What is our next year roadmap?
Over the next year we plan to work furiously to tie up loose ends as we push towards our public launch of the SCALES OKN.
On the data side, we’re planning to crosswalk more datasets into the ecosystem. We’re currently working on merging the USSC sentencing dataset against criminal cases and plan to do something similar to make using the USPTO dataset easy on the civil side. For all of our crosswalks we also plan to make living reports available that document the coverage of the crosswalks, which should be helpful as a quick reference. Right now, we’re working on a living report of on our crosswalk of civil cases filed in PACER to civil cases recorded in the Federal Judicial Center’s Integrated Database, making it easy to see where (and potentially why) discrepancies might emerge.

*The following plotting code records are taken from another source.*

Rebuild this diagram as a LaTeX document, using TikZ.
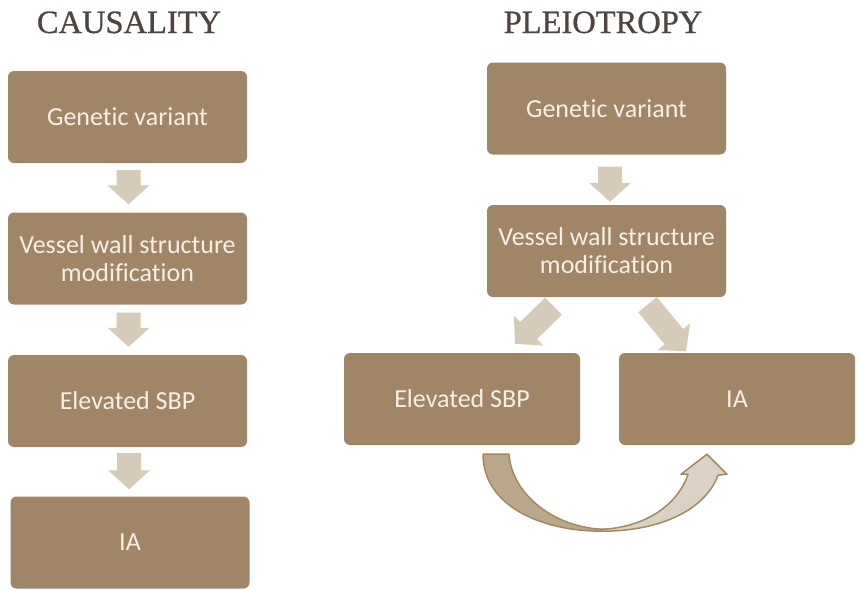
\documentclass[tikz,border=0pt]{standalone}
\usepackage{fontspec}
\setmainfont{Carlito}[Ligatures=NoCommon]
\newfontfamily\titlefont{Liberation Serif}[FakeBold=0.8]
\usetikzlibrary{calc}

\definecolor{boxbrown}{HTML}{A08666}
\definecolor{boxtext}{HTML}{F4F0E8}
\definecolor{arrowtan}{HTML}{D6CAB9}
\definecolor{curvedark}{HTML}{BBA78A}
\definecolor{curvelight}{HTML}{DCD2C4}
\definecolor{curveline}{HTML}{A38962}
\definecolor{titlegrey}{HTML}{4F4540}

\tikzset{
  stepbox/.style={rectangle, rounded corners=6pt, fill=boxbrown, text=boxtext,
    minimum width=239pt, minimum height=92pt, inner sep=0pt, align=center,
    font=\fontsize{26}{28}\selectfont},
  heading/.style={text=titlegrey, anchor=base, font=\titlefont\fontsize{32.5}{36}\selectfont},
  arrowfill/.style={fill=arrowtan},
  curvebody/.style={draw=curveline, line width=1.5pt, line join=round},
}

\newcommand{\fatarrow}[2]{%
  \coordinate (fa-s) at (#1);
  \coordinate (fa-e) at (#2);
  \fill[arrowfill] ($(fa-s)!12pt!90:(fa-e)$) -- ($(fa-e)!19pt!(fa-s)!12pt!90:(fa-e)$)
    -- ($(fa-e)!19pt!(fa-s)!21pt!90:(fa-e)$) -- (fa-e)
    -- ($(fa-e)!19pt!(fa-s)!21pt!-90:(fa-e)$) -- ($(fa-e)!19pt!(fa-s)!12pt!-90:(fa-e)$)
    -- ($(fa-s)!12pt!-90:(fa-e)$) -- cycle;}

\begin{document}
\begin{tikzpicture}[x=1pt,y=-1pt]
  \useasboundingbox (0,0) rectangle (858,589);

  \node[heading] (tcaus) at (129,33) {CAUSALITY};
  \node[heading] (tpleio) at (603,33) {PLEIOTROPY};

  \node[stepbox] (c1) at (127.5,117) {Genetic variant};
  \node[stepbox] (c2) at (127.5,258.5) {Vessel wall structure\\modification};
  \node[stepbox] (c3) at (127.5,401) {Elevated SBP};
  \node[stepbox] (c4) at (130,542.5) {IA};

  \node[stepbox] (pg) at (606.5,108.5) {Genetic variant};
  \node[stepbox] (pv) at (606.5,251) {Vessel wall structure\\modification};
  \node[stepbox, minimum width=236pt] (pe) at (462,399) {Elevated SBP};
  \node[stepbox, minimum width=236pt] (pi) at (737,399) {IA};

  \fatarrow{$(c1.south)+(1,7)$}{$(c2.north)+(1,-8)$}
  \fatarrow{$(c2.south)+(1,8)$}{$(c3.north)+(1,-8)$}
  \fatarrow{$(c3.south)+(1.5,6)$}{$(c4.north)+(-1,-7)$}
  \fatarrow{$(pg.south)+(3.5,12)$}{$(pv.north)+(3.5,-3)$}
  \fatarrow{$(pv.south)+(-53,9)$}{$(pe.north)+(53,-9)$}
  \fatarrow{$(pv.south)+(41,7.5)$}{$(pi.north)+(-51,-1.5)$}

  % curved arrow under the two boxes
  \coordinate (ct-o) at ($(pe.south)+(21,9)$);
  \coordinate (ct-i) at ($(pe.south)+(47,9)$);
  \coordinate (cb-o) at ($(pe.south)+(140,86)$);
  \coordinate (cb-i) at ($(pe.south)+(140,84)$);
  \coordinate (ch-t) at ($(pi.south)+(-30,9)$);
  \coordinate (ch-l) at ($(pi.south)+(-56,29)$);
  \coordinate (ch-li) at ($(pi.south)+(-49,29)$);
  \coordinate (ch-ri) at ($(pi.south)+(-19,30)$);
  \coordinate (ch-r) at ($(pi.south)+(-10,29)$);
  \filldraw[curvebody, fill=curvelight] (cb-i) .. controls +(48,-2) and +(-8,26) .. (ch-li)
    -- (ch-l) -- (ch-t) -- (ch-r) -- (ch-ri) .. controls +(-13,35) and +(58,0) .. (cb-o) -- cycle;
  \filldraw[curvebody, fill=curvedark] (ct-o) .. controls +(0,51) and +(-62,0) .. (cb-o)
    -- (cb-i) .. controls +(-47,-2) and +(3,41) .. (ct-i) -- cycle;
\end{tikzpicture}
\end{document}
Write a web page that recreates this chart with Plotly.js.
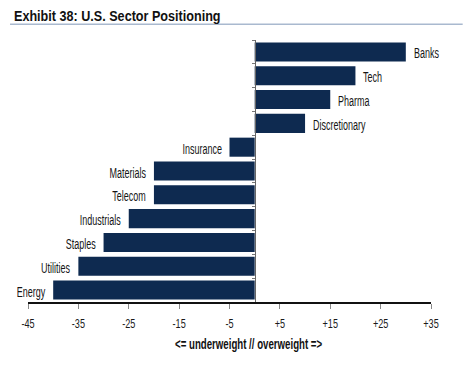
<!DOCTYPE html>
<html>
<head>
<meta charset="utf-8">
<script src="https://cdn.plot.ly/plotly-3.0.1.min.js"></script>
<style>html,body{margin:0;padding:0;background:#fff;}#chart{width:469px;height:367px;}</style>
</head>
<body>
<div id="chart"></div>
<script>
const categories = ["Banks","Tech","Pharma","Discretionary","Insurance","Materials","Telecom","Industrials","Staples","Utilities","Energy"];
const positioning = [30, 20, 15, 10, -5, -20, -20, -25, -30, -35, -40];
const tickValues = [-45, -35, -25, -15, -5, 5, 15, 25, 35];
const tickLabels = ["-45", "-35", "-25", "-15", "-5", "+5", "+15", "+25", "+35"];
const chartTitle = "Exhibit 38: U.S. Sector Positioning";
const axisTitle = "<= underweight // overweight =>";

const FONT = '"Liberation Sans", Arial, sans-serif';
const BAR = '#0e2a50';

const trace = {
  type: 'bar',
  orientation: 'h',
  x: positioning,
  y: categories,
  marker: {color: BAR, line: {width: 0}},
  hoverinfo: 'none'
};

const labelAnns = categories.map((c, i) => ({
  x: positioning[i], y: c, xref: 'x', yref: 'y',
  text: c, showarrow: false,
  xanchor: positioning[i] >= 0 ? 'left' : 'right',
  xshift: positioning[i] >= 0 ? 6 : -6,
  yshift: -1,
  font: {family: FONT, size: 15.5, color: '#151515'}
}));

const annotations = labelAnns.concat([
  {xref: 'paper', yref: 'paper', x: -0.04, y: 1.0935, xanchor: 'left', yanchor: 'middle',
   text: '<b>' + chartTitle + '</b>', showarrow: false,
   font: {family: FONT, size: 15, color: '#111'}},
  {xref: 'paper', yref: 'paper', x: 0.546, y: -0.160, xanchor: 'center', yanchor: 'middle',
   text: '<b>' + axisTitle.replace(/</g,'&lt;').replace(/>/g,'&gt;') + '</b>', showarrow: false,
   font: {family: FONT, size: 14, color: '#111'}}
]);
// horizontal squeeze factors (reference uses a narrow typeface)
const squeezeFactors = annotations.map((a, i) => i < categories.length ? 0.58 : (i === categories.length ? 0.84 : 0.69));

const layout = {
  width: 469, height: 367,
  margin: {l: 28, r: 38, t: 40, b: 65, pad: 0},
  paper_bgcolor: '#fff', plot_bgcolor: '#fff',
  showlegend: false,
  bargap: 0.2,
  font: {family: FONT, size: 12, color: '#1a1a1a'},
  xaxis: {
    range: [-45, 35], fixedrange: true,
    tickmode: 'array', tickvals: tickValues, ticktext: tickLabels,
    ticks: 'outside', ticklen: 5, tickcolor: '#888', tickwidth: 1,
    ticklabelstandoff: 4,
    showline: true, linecolor: '#111', linewidth: 1.5,
    showgrid: false, zeroline: false,
    tickfont: {family: FONT, size: 13, color: '#1a1a1a'}
  },
  yaxis: {
    type: 'category', autorange: 'reversed',
    anchor: 'free', position: 45/80,
    showticklabels: false,
    ticks: 'outside', tickson: 'boundaries', ticklen: 3, tickcolor: '#777',
    showline: true, linecolor: '#666', linewidth: 1,
    showgrid: false, zeroline: false
  },
  annotations: annotations,
  shapes: [
    {type: 'line', xref: 'paper', yref: 'paper', x0: -0.0446, x1: 1.0786, y0: 1.06, y1: 1.06,
     line: {color: '#a9b9cf', width: 1.5}}
  ]
};

function squeeze(el, s, anchor) {
  const b0 = el.getBBox();
  const len = el.getComputedTextLength();
  if (!len) return;
  el.setAttribute('textLength', (len * s).toFixed(2));
  el.setAttribute('lengthAdjust', 'spacingAndGlyphs');
  const b1 = el.getBBox();
  let dx;
  if (anchor === 'left') dx = b0.x - b1.x;
  else if (anchor === 'right') dx = (b0.x + b0.width) - (b1.x + b1.width);
  else dx = (b0.x + b0.width / 2) - (b1.x + b1.width / 2);
  const t = el.getAttribute('transform') || '';
  el.setAttribute('transform', t + ' translate(' + dx.toFixed(2) + ',0)');
}

Plotly.newPlot('chart', [trace], layout, {displayModeBar: false, staticPlot: true}).then(gd => {
  gd.querySelectorAll('g.annotation').forEach(g => {
    const i = +g.getAttribute('data-index');
    const txt = g.querySelector('text.annotation-text');
    if (txt) squeeze(txt, squeezeFactors[i], annotations[i].xanchor);
  });
  gd.querySelectorAll('g.xtick text').forEach(t => squeeze(t, 0.7, 'center'));
});
</script>
</body>
</html>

In terms of models, our big push this next year is to continue with our modelling efforts to identify litigation events and phases. We are also going to devote significant efforts to expand our entity recognition beyond just judges. There are many questions that revolve around who is involved in a case, be it a local government or Fortune 500, so we are building models to identify what type of entity each individual party is and expose those annotations for search and analysis. While we won’t be able to disambiguate every entity like we did with the judges (figuring out if plaintiff John Johnson in a case in Illinois is the same person as defendant John Johnson in Georgia is nearly impossible with docket sheets), we are planning to disambiguate lawyers and more prevalent entities like Fortune 500 companies.
Our goal is to keep pushing and enriching the SCALES OKN user interface and data ecosystem throughout the year and, with continued user testing, reach our milestones for a stable and feature-filled public release in Summer 2022. As the year progresses, we plan to make more incremental public releases (ontologies, models, raw data, and more), so make sure to check back here or feel free to reach out. As always, we’re not just excited about building the SCALES OKN, but we’re excited about working with community so that we can all have a resource that can transform our ability to answer systematic questions about the courts.